Why now: the digital services tax has been a recurring bargaining chip in trade talks with the US, which views it as a tax aimed at American companies. Public sentiment like this gives a government cover to hold the line — or raise the stakes.

The bottleneck nobody priced in

One quieter signal worth tracking: an analysis in the Financial Times argued that the next thing slowing AI’s rollout inside big companies isn’t chips or models — it’s people.[4] Tools are being bought faster than staff can be trained, trusted, or reorganised to use them. The expensive part of adopting AI is turning out to be the human part, which no purchase order fixes.[4]

If you work anywhere near AI rollout, that’s the number to watch — not how powerful the model is, but how long it takes a team to actually change how it works around it.

02 · Lesson · why it matters

The proof you trust is the first thing worth faking

We judge what's real by shortcuts — a polished site, a real face, a fluent email — and when those shortcuts get cheap to copy, the work of checking quietly lands back on you.

A door that looks like every other door

A fan opens an email inviting them to play a game they’ve waited years for. The site is clean. The wording is confident. There’s a code, a logo, the right city name. Everything that usually means “this is real” is there. None of it is.

For most of the internet’s life, that polish was a decent test. Real companies could afford clean design and fluent writing; scammers usually couldn’t. So you learned a shortcut: typos and ugly pages mean danger, smooth ones mean safe. The shortcut worked because faking it was expensive.

That’s the thing that changed. AI made the polish nearly free. The door still looks like every other door — it just no longer tells you what’s behind it.

Trust is a shortcut, not an inspection

Here’s the quiet truth under both of this week’s stories. Nobody verifies most of what they trust. You don’t read a company’s source code before logging in, or background-check the smiling person recommending a photo app, or trace where an email really came from. You can’t — there isn’t time. So you lean on signals that stand in for the real check: a face means a person, a polished page means a real business, a five-star testimonial means a happy customer.

This is not laziness. It’s how trust has to work at scale. A signal is only useful as a shortcut when it’s costly to fake — when producing the signal honestly is about as hard as faking it. A handwritten signature, a company’s clean storefront, a human face on a video: each used to take real effort to counterfeit, so each was worth believing.

The moment faking the signal gets cheaper than earning it, the signal stops carrying information. It still arrives. It just means nothing now.

What gets faked first is what you trusted most

Notice which signals AI went after. Not obscure ones — the load-bearing ones. The official-looking site. The human face. The fluent, confident sentence. The satisfied customer.

That isn’t a coincidence.

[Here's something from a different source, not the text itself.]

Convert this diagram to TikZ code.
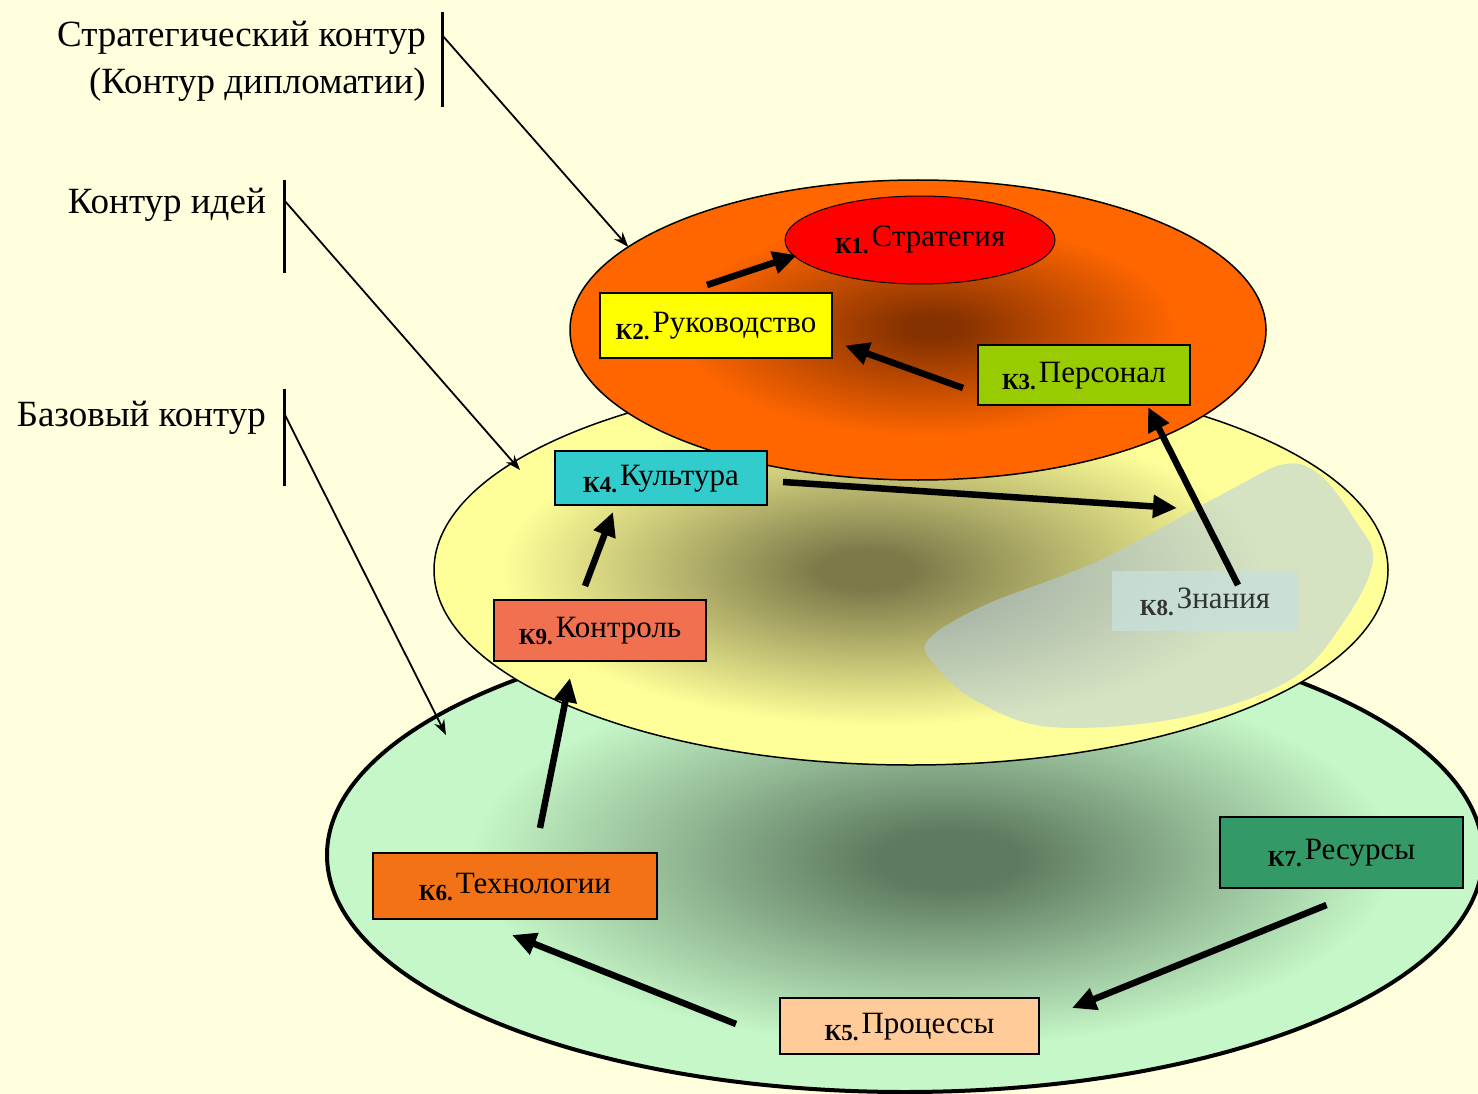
\documentclass[tikz,border=0pt]{standalone}
\usepackage{fontspec}
\setmainfont{Liberation Serif}
\usetikzlibrary{shapes.geometric,arrows.meta}
\definecolor{bgcol}{HTML}{FFFFDD}
\definecolor{gcen}{HTML}{5E7A60}
\definecolor{gout}{HTML}{C6F7C8}
\definecolor{ycen}{HTML}{7D7A4A}
\definecolor{yout}{HTML}{FFFF99}
\definecolor{ocen}{HTML}{863200}
\definecolor{oout}{HTML}{FF6600}
\definecolor{k2col}{HTML}{FFFF00}
\definecolor{k3col}{HTML}{99CC00}
\definecolor{k4col}{HTML}{33CCCC}
\definecolor{k9col}{HTML}{F07050}
\definecolor{k8col}{HTML}{C8E0DA}
\definecolor{k6col}{HTML}{F47216}
\definecolor{k7col}{HTML}{339966}
\definecolor{k5col}{HTML}{FFCC99}
\definecolor{blobcol}{RGB}{180,205,228}
\pgfdeclareradialshading{greensh}{\pgfpoint{2bp}{-0.5bp}}{color(0bp)=(gcen); color(3bp)=(gcen); color(20bp)=(gout); color(25bp)=(gout); color(50bp)=(gout)}
\pgfdeclareradialshading{yelsh}{\pgfpoint{-2.5bp}{0bp}}{color(0bp)=(ycen); color(2.5bp)=(ycen); color(20bp)=(yout); color(25bp)=(yout); color(50bp)=(yout)}
\pgfdeclareradialshading{orsh}{\pgfpoint{1bp}{0.5bp}}{color(0bp)=(ocen); color(2bp)=(ocen); color(18bp)=(oout); color(25bp)=(oout); color(50bp)=(oout)}
\newcommand\kbox[2]{{\fontsize{23}{23}\selectfont\bfseries\raisebox{-7pt}{#1}}\kern3pt#2}
\begin{document}
\begin{tikzpicture}[x=1pt,y=-1pt,
  box/.style={draw=black, line width=1.5pt, inner sep=0pt, outer sep=0pt,
    text height=22pt, text depth=8pt, font=\fontsize{31}{36}\selectfont},
  bigarrow/.style={line width=6.5pt, -{Triangle[length=24pt,width=22pt]}},
  thinarrow/.style={line width=1.8pt, -{Stealth[length=15pt,width=11pt]}},
  bar/.style={line width=3pt},
  lab/.style={font=\fontsize{37}{42}\selectfont, inner sep=0pt, anchor=base east},
  ell/.style={ellipse, draw, inner sep=0pt, outer sep=0pt}]
\fill[bgcol] (0,0) rectangle (1478,1094);
\useasboundingbox (0,0) rectangle (1478,1094);

% ellipses
\node[ell, line width=4pt, minimum width=1156pt, minimum height=474pt, shade, shading=greensh] (base) at (905,855) {};
\node[ell, line width=1.5pt, minimum width=954pt, minimum height=390pt, shade, shading=yelsh] (ideas) at (911,570) {};
\begin{scope}
  \clip (911,570) ellipse [x radius=474, y radius=192];
  \fill[blobcol, opacity=0.55] plot[smooth cycle, tension=0.6] coordinates {
    (928,640) (985,605) (1100,560) (1230,490) (1285,464) (1320,475)
    (1355,520) (1373,560) (1345,620) (1290,680) (1180,718) (1050,727)
    (975,700) (935,665)};
\end{scope}
\node[ell, line width=1.5pt, minimum width=696pt, minimum height=300pt, shade, shading=orsh] (strat) at (918,330) {};
\node[ell, line width=1pt, fill=red, minimum width=270pt, minimum height=88pt,
  text height=22pt, text depth=8pt, font=\fontsize{31}{36}\selectfont] (k1) at (920,240) {\kbox{К1.}{Стратегия}};

% boxes
\node[box, fill=k2col, minimum width=232pt, minimum height=65pt] (k2) at (716,325.5) {\kbox{К2.}{Руководство}};
\node[box, fill=k3col, minimum width=212pt, minimum height=60pt] (k3) at (1084,375) {\kbox{К3.}{Персонал}};
\node[box, fill=k4col, minimum width=212pt, minimum height=54pt] (k4) at (661,478) {\kbox{К4.}{Культура}};
\node[box, fill=k9col, minimum width=212pt, minimum height=61pt] (k9) at (600,630.5) {\kbox{К9.}{Контроль}};
\node[box, draw=none, fill=k8col, fill opacity=0.8, text opacity=1, text=black!80, minimum width=186pt, minimum height=60pt] (k8) at (1205,601) {\kbox{К8.}{Знания}};
\node[box, fill=k6col, minimum width=284pt, minimum height=66pt] (k6) at (515,886) {\kbox{К6.}{Технологии}};
\node[box, fill=k7col, minimum width=243pt, minimum height=71pt] (k7) at (1341.5,852.5) {\kbox{К7.}{Ресурсы}};
\node[box, fill=k5col, minimum width=259pt, minimum height=56pt] (k5) at (909.5,1026) {\kbox{К5.}{Процессы}};

% thick arrows
\draw[bigarrow] ([shift={(-9,-8)}]k2.north) -- ([shift={(-123,15)}]k1.center);
\draw[bigarrow] ([shift={(-15,13)}]k3.west) -- ([shift={(13,20)}]k2.east);
\draw[bigarrow] ([shift={(16,4)}]k4.east) -- ([shift={(65,-63)}]k8.north west);
\draw[bigarrow] ([shift={(33,14)}]k8.north) -- ([shift={(64,2)}]k3.south);
\draw[bigarrow] ([shift={(-15,-14)}]k9.north) -- ([shift={(-48,7)}]k4.south);
\draw[bigarrow] ([shift={(25,-25)}]k6.north) -- ([shift={(-30,17)}]k9.south);
\draw[bigarrow] ([shift={(-44,-2)}]k5.west) -- ([shift={(-3,16)}]k6.south);
\draw[bigarrow] ([shift={(-15,17)}]k7.south) -- ([shift={(33,-18)}]k5.east);

% labels
\node[lab] (l1a) at (426,47) {Стратегический контур};
\node[lab] (l1b) at (426,94) {(Контур дипломатии)};
\node[lab] (l2) at (266,214) {Контур идей};
\node[lab] (l3) at (266,426) {Базовый контур};

\coordinate (b1t) at (442,12);  \coordinate (b1b) at (442,107); \coordinate (b1s) at (442,35);
\coordinate (b2t) at (284,180); \coordinate (b2b) at (284,273); \coordinate (b2s) at (284,200);
\coordinate (b3t) at (284,389); \coordinate (b3b) at (284,486); \coordinate (b3s) at (284,413);
\coordinate (t2) at (520,470);
\coordinate (t3) at (446,735);
\draw[bar] (b1t) -- (b1b);
\draw[bar] (b2t) -- (b2b);
\draw[bar] (b3t) -- (b3b);
\draw[thinarrow] (b1s) -- (strat.164);
\draw[thinarrow] (b2s) -- (t2);
\draw[thinarrow] (b3s) -- (t3);
\end{tikzpicture}
\end{document}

The most valuable signal to fake is precisely the one people rely on most, because that’s where the payoff is. A scam works by borrowing trust you’ve already extended to something real — the look of Rockstar, the feel of a genuine review. The forger doesn’t invent a new kind of proof; they copy the proof you already accept.

So the better a shortcut works, the bigger the target it paints. The fake bride crying about her wedding app and the fake GTA beta key are doing the same job: wearing the costume of the exact thing you’d let your guard down for.

The cost didn’t vanish — it moved to you

When a signal stops working, the need to verify doesn’t disappear. It just stops being someone else’s job and becomes yours.

For years, the platform, the design, the polish did some of your checking for you. Now you have to do it by hand: go to the company’s own site instead of the link, change a password you typed into the wrong box, look twice at the customer who has six fingers. The work that used to be folded invisibly into “it looks official” is now a tax on your attention, paid every time you decide whether to believe something.

And it doesn’t land evenly. The people with the least time, the least practice spotting fakes, the most eagerness — the fan who’s waited years, the shopper who just wants the thing — are exactly the ones the scam is built for. The bill for cheap fakery falls heaviest on whoever can least afford the extra suspicion.

What seeing the whole leaves you holding

It’s tempting to read all this as “be more careful online,” and stop there. That’s the clever version. The humbler version is to notice how much of your daily trust runs on shortcuts you never chose and can’t really inspect — and that you are not standing above this problem, you’re inside it.

You trust the green padlock, the verified badge, the familiar logo, the voice on the phone that sounds like your bank. Most of the time you have to. The web of trust that lets you function — buy, log in, believe a stranger — is the same web that’s now cheaper to imitate. You can’t opt out of relying on signals; there’s no time to verify everything from scratch. You can only hold each one a little more loosely, and remember that the smoother something looks, the more reason someone had to make it look that way.

That’s not a reason to trust nothing. It’s a reason to know which of your shortcuts are doing the most work — and to keep a hand on the ones that, if faked, would cost you the most.

03 · Lab · your turn

Trust or Check

Rehearse judging polished messages and feel that the look is the cheapest thing to fake — only a self-verifying source proves what's real.

04 · Hope · carry this

The reason fakes are worth making is that the real thing — a stranger's honest word, trusted on sight — is one of the most valuable things people have ever built together. We've been forced to relearn how to spot the counterfeit many times before, and each time we have.